A growing number of people believe NFTs are valuable, and that’s what makes them valuable just like USD and Apple.
And this goes back to something I said in the introduction:
The value of an asset is whatever somebody is willing to pay for it.
Value is not physical nor tangible. There is no absolute scale of value, it only exists in our minds and is unique to each individual.
So if enough people believe NFTs are valuable then it becomes so.
It’s a self-fulfilling prophecy.
They don’t need utility or backing by a physical asset. That’s kinda just a crutch for NFTs.
To say that an NFT is backed by gold reserves or something is just taking a nascent collective belief (NFTs) and propping it up with a well-established collective belief (gold).
I guess that’s a good differentiation between the stages of collective belief.
Like people will buy gold because they believe it’s valuable. That’s been established over many millennia.
You don’t need to establish the reputation of gold by saying “Come buy my gold, it’s backed by $1 billion USD”.
Because gold already holds value in our minds and it doesn’t need to rely on another asset class.
Gold has proven it’s worth over time and continues to do so.
NFTs are new and have not proven their value to anywhere near the same level as gold so some creators are using established sources of value to increase the perceived value of their NFTs.
I see it as a scale of perceived value or asset reputation:
This is not an absolute scale and definitely represents some of my biases, which is kinda the point because each person will have a different view on each assets reputation.
These views have been influenced by their social circles, their upbringing, their education, and a whole host of other factors that I can’t even begin to discuss.
If you took the scale from everyone on Earth and created an average scale that describes the mean reputation of every asset class, I expect NFTs would be very low on the scale and gold would be very high.
As more and more people start to view NFTs as valuable their position will start to rise and our collective belief will begin to accept NFTs as a valuable asset class, much like the journey Bitcoin has taken over the last 14 years.

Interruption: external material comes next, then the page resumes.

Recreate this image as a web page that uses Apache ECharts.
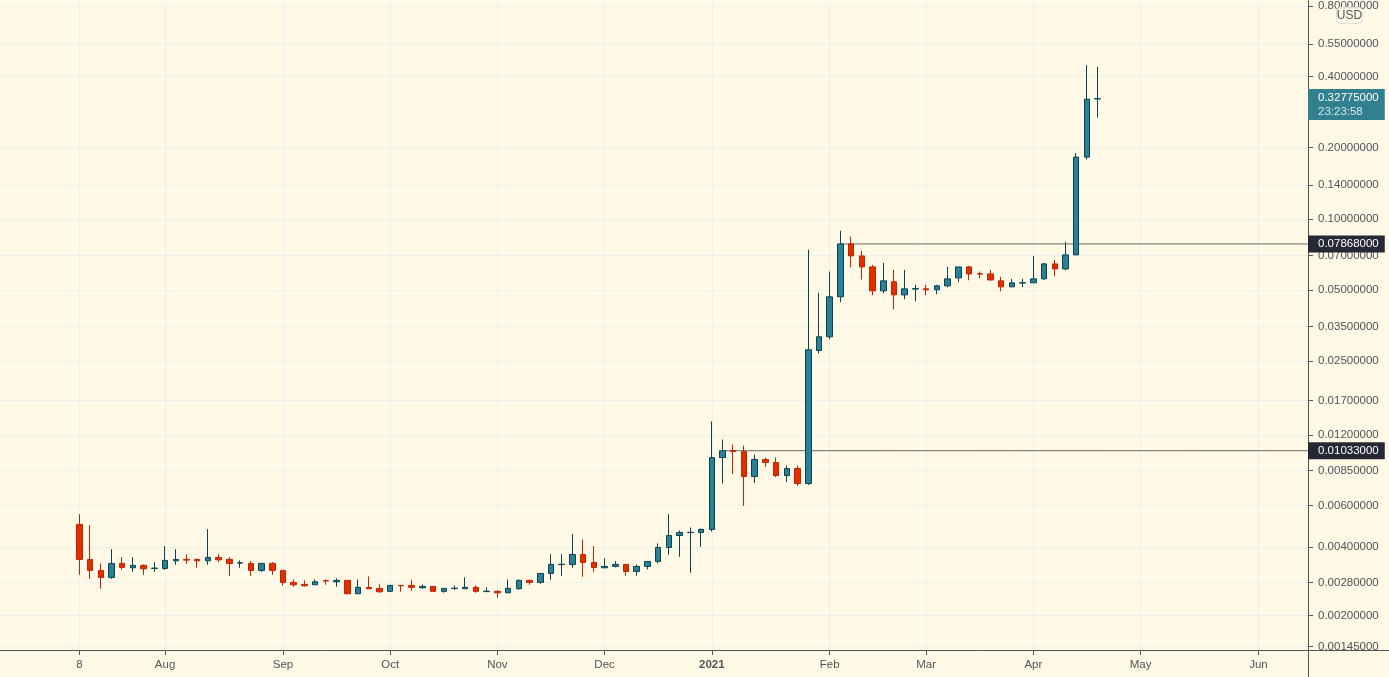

Similarly, if more and more people start to view NFTs as worthless then they may fall lower down the scale and disappear into obscurity.
Value is subjective
The main takeaway from this is that value is subjective and defined by collective beliefs.
Individuals ascribe value to assets because of their beliefs and these beliefs contribute to our collective beliefs about what is and what is not valuable.
And in all that there is no adjudicator, there is no independent-third-party-review, it’s just human nature at play.
Remember that, once upon a time, Rolex, Versace, and Ferrari were unknown brands, they had to prove their worth to society, and their worth has been defined by our experiences with those brands, by their social currency.
And NFTs are on the same journey.
Personally I’m excited to see how far we can go, what people will use NFTs for next.
Forget all the rug pulls and scams, they will fall into obscurity.
Only the projects providing real value to society, and building genuine social currency, will win and stand the test of time.
Only the projects that we collectively believe are valuable will win.